Não ficou claro se as autoridades de defesa chinesas aderiram a essas negociações , que ocorreram, segundo a mídia estatal russa, durante negociações informais de quatro horas atrás dos portões do complexo fortemente protegido de Zhongnanhai – a residência da liderança do Partido Comunista Chinês.
O Ministério das Relações Exteriores da China citou Xi reiterando um apelo por uma “solução política” na Ucrânia, bem como o seu apoio a uma conferência de paz reconhecida por ambos os lados.
Observadores dizem que Putin estava provavelmente interessado em discutir o apoio material à guerra ou à indústria de defesa da Rússia, incluindo itens de dupla utilização que os EUA afirmam que a China está a exportar para a Rússia, que alimentam a sua base industrial de defesa. Pequim, que se afirma neutro em relação à guerra, defendeu repetidamente o seu comércio com a Rússia como parte das relações bilaterais normais.
Mas tais negociações podem mostrar os limites da parceria, pelo menos quando se trata da China aumentar o seu apoio para incluir armas. Xi, dizem os analistas, está tentando manter Putin como um parceiro próximo, sem ultrapassar as linhas vermelhas ocidentais.
“Putin foi à China para pedir mais ajuda à China, ajuda que é pouco provável que receba… ele não vai obter armas, munições e outros tipos de apoio direto da China para o esforço de guerra da Rússia”, disse o ex-embaixador dos EUA na Otan Kurt Volker à CNN.
Retórica ampla, poucas promessas concretas
Apesar da retórica elevada, as informações sobre quaisquer acordos importantes negociados durante a reunião eram escassas, uma vez que Putin partiu de Pequim para o segundo dia da visita a Harbin, no nordeste da China.

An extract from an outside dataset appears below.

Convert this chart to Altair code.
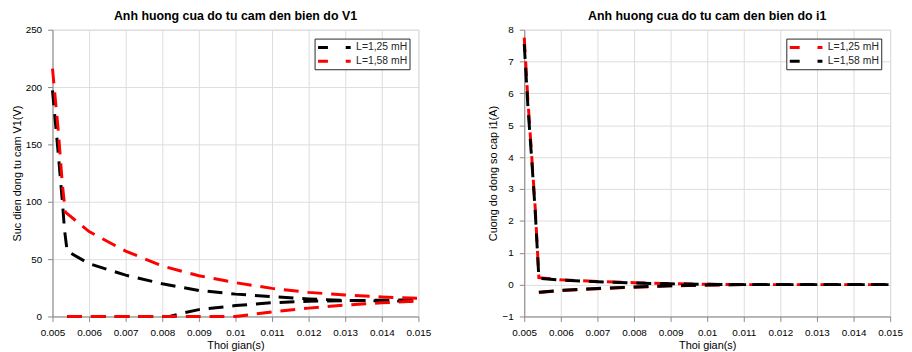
import altair as alt
import pandas as pd

series = ["L=1,25 mH", "L=1,58 mH"]

# ---- Panel 1: V1 ----
v1_a_up_t = [0.005, 0.00516, 0.00527, 0.00533, 0.0054, 0.006, 0.007, 0.008, 0.009, 0.010, 0.011, 0.012, 0.013, 0.014, 0.015]
v1_a_up_v = [197, 141, 100, 75, 57, 46, 36, 28.5, 22.7, 19.5, 17.3, 15.3, 14, 13.5, 13.2]
v1_a_lo_t = [0.0054, 0.0082, 0.0085, 0.009, 0.010, 0.011, 0.012, 0.013, 0.014, 0.015]
v1_a_lo_v = [0, 0, 2.5, 6, 9.5, 12, 13.3, 13.8, 14.2, 14.4]
v1_b_up_t = [0.005, 0.00516, 0.00527, 0.00535, 0.006, 0.007, 0.008, 0.009, 0.010, 0.011, 0.012, 0.013, 0.014, 0.015]
v1_b_up_v = [216, 161, 115, 91, 74, 57, 44, 35.5, 29.5, 24.5, 21, 18.7, 17, 15.8]
v1_b_lo_t = [0.0054, 0.010, 0.0105, 0.011, 0.012, 0.013, 0.014, 0.015]
v1_b_lo_v = [0, 0, 2, 4, 7.3, 10, 11.9, 13.5]

# ---- Panel 2: i1 ----
i1_a_up_t = [0.005, 0.0051, 0.0052, 0.0053, 0.0054, 0.006, 0.007, 0.008, 0.009, 0.010, 0.011, 0.012, 0.013, 0.014, 0.015]
i1_a_up_v = [7.75, 5.8, 4.1, 2.4, 0.22, 0.15, 0.1, 0.06, 0.03, 0.01, 0.0, 0.0, 0.0, 0.0, 0.0]
i1_a_lo_t = [0.0054, 0.006, 0.007, 0.008, 0.009, 0.010, 0.011, 0.012, 0.013, 0.014, 0.015]
i1_a_lo_v = [-0.25, -0.19, -0.13, -0.08, -0.04, -0.015, 0.0, 0.0, 0.0, 0.0, 0.0]
i1_b_up_t = [0.005, 0.0051, 0.0052, 0.0053, 0.0054, 0.006, 0.007, 0.008, 0.009, 0.010, 0.011, 0.012, 0.013, 0.014, 0.015]
i1_b_up_v = [7.55, 5.6, 4.0, 2.3, 0.2, 0.14, 0.09, 0.05, 0.025, 0.01, 0.0, 0.0, 0.0, 0.0, 0.0]
i1_b_lo_t = [0.0054, 0.006, 0.007, 0.008, 0.009, 0.010, 0.011, 0.012, 0.013, 0.014, 0.015]
i1_b_lo_v = [-0.24, -0.18, -0.12, -0.075, -0.035, -0.012, 0.0, 0.0, 0.0, 0.0, 0.0]

x_ticks = [0.005, 0.006, 0.007, 0.008, 0.009, 0.010, 0.011, 0.012, 0.013, 0.014, 0.015]
v1_ticks = [0, 50, 100, 150, 200, 250]
i1_ticks = [-1, 0, 1, 2, 3, 4, 5, 6, 7, 8]

FONT = "Liberation Sans"
TXT = "#262626"


def frame(up_t, up_v, lo_t, lo_v, s):
    a = pd.DataFrame({"t": up_t, "v": up_v, "b": "up"})
    b = pd.DataFrame({"t": lo_t, "v": lo_v, "b": "lo"})
    d = pd.concat([a, b], ignore_index=True)
    d["s"] = s
    return d


def panel(dfs, colors, title, ytitle, ydomain, yticks, ytpad):
    color = alt.Color(
        "s:N",
        scale=alt.Scale(domain=series, range=colors),
        legend=alt.Legend(
            title=None, orient="top-right", offset=9,
            symbolType="M-1,0H5", symbolSize=121, symbolStrokeWidth=3,
            symbolDash=[10, 18], labelFontSize=10.5, labelFont=FONT, labelColor=TXT,
            fillColor="white", strokeColor=TXT, padding=2, rowPadding=1,
            symbolOffset=0, labelOffset=26,
        ),
    )
    x = alt.X("t:Q", scale=alt.Scale(domain=[0.005, 0.015], nice=False, zero=False),
              axis=alt.Axis(values=x_ticks, format=".3~f", title="Thoi gian(s)",
                            labelOverlap=False, labelFlush=False, titleFontWeight="normal",
                            labelPadding=6, titlePadding=2))
    y = alt.Y("v:Q", scale=alt.Scale(domain=ydomain, nice=False, zero=False),
              axis=alt.Axis(values=yticks, title=ytitle, labelOverlap=False,
                            labelFlush=False, titleFontWeight="normal",
                            labelPadding=6, titlePadding=ytpad))
    layers = [
        alt.Chart(df).mark_line(strokeWidth=3, strokeDash=[15, 9]).encode(
            x=x, y=y, color=color, detail="b:N", order="t:Q")
        for df in dfs
    ]
    return alt.layer(*layers).properties(
        width=370, height=290,
        title=alt.Title(title, offset=2, fontSize=12.5, font=FONT, fontWeight="bold", color="#000"),
    )


left = panel(
    [frame(v1_a_up_t, v1_a_up_v, v1_a_lo_t, v1_a_lo_v, series[0]),
     frame(v1_b_up_t, v1_b_up_v, v1_b_lo_t, v1_b_lo_v, series[1])],
    ["#000000", "#ff0000"],
    "Anh huong cua do tu cam den bien do V1", "Suc dien dong tu cam V1(V)",
    [0, 250], v1_ticks, 3)

right = panel(
    [frame(i1_a_up_t, i1_a_up_v, i1_a_lo_t, i1_a_lo_v, series[0]),
     frame(i1_b_up_t, i1_b_up_v, i1_b_lo_t, i1_b_lo_v, series[1])],
    ["#ff0000", "#000000"],
    "Anh huong cua do tu cam den bien do i1", "Cuong do dong so cap i1(A)",
    [-1, 8], i1_ticks, 4)

chart = alt.hconcat(left, right, spacing=107, bounds="flush").resolve_scale(
    color="independent", x="independent", y="independent"
).properties(
    padding={"left": 2, "top": 0, "right": 0, "bottom": 0}
).configure_view(
    stroke=TXT, strokeWidth=1
).configure_axis(
    labelFont=FONT, titleFont=FONT, labelFontSize=11, titleFontSize=12.5,
    labelColor=TXT, titleColor=TXT, titleFontWeight="normal",
    gridColor="#dfdfdf", gridOpacity=1, domainColor=TXT, ticks=False,
).configure(background="white")

chart.save("out.html", embed_options={"renderer": "svg", "actions": False})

Um acordo aparentemente não assinado dizia respeito aos planos para um gasoduto “Power of Siberia 2”, que canalizaria o gás natural russo para a China. Pequim é amplamente vista como hesitante no acordo há muito alardeado, que Putin pretende substituir as receitas perdidas à medida que a Europa reduz a sua dependência dos combustíveis russos após a invasão da Ucrânia.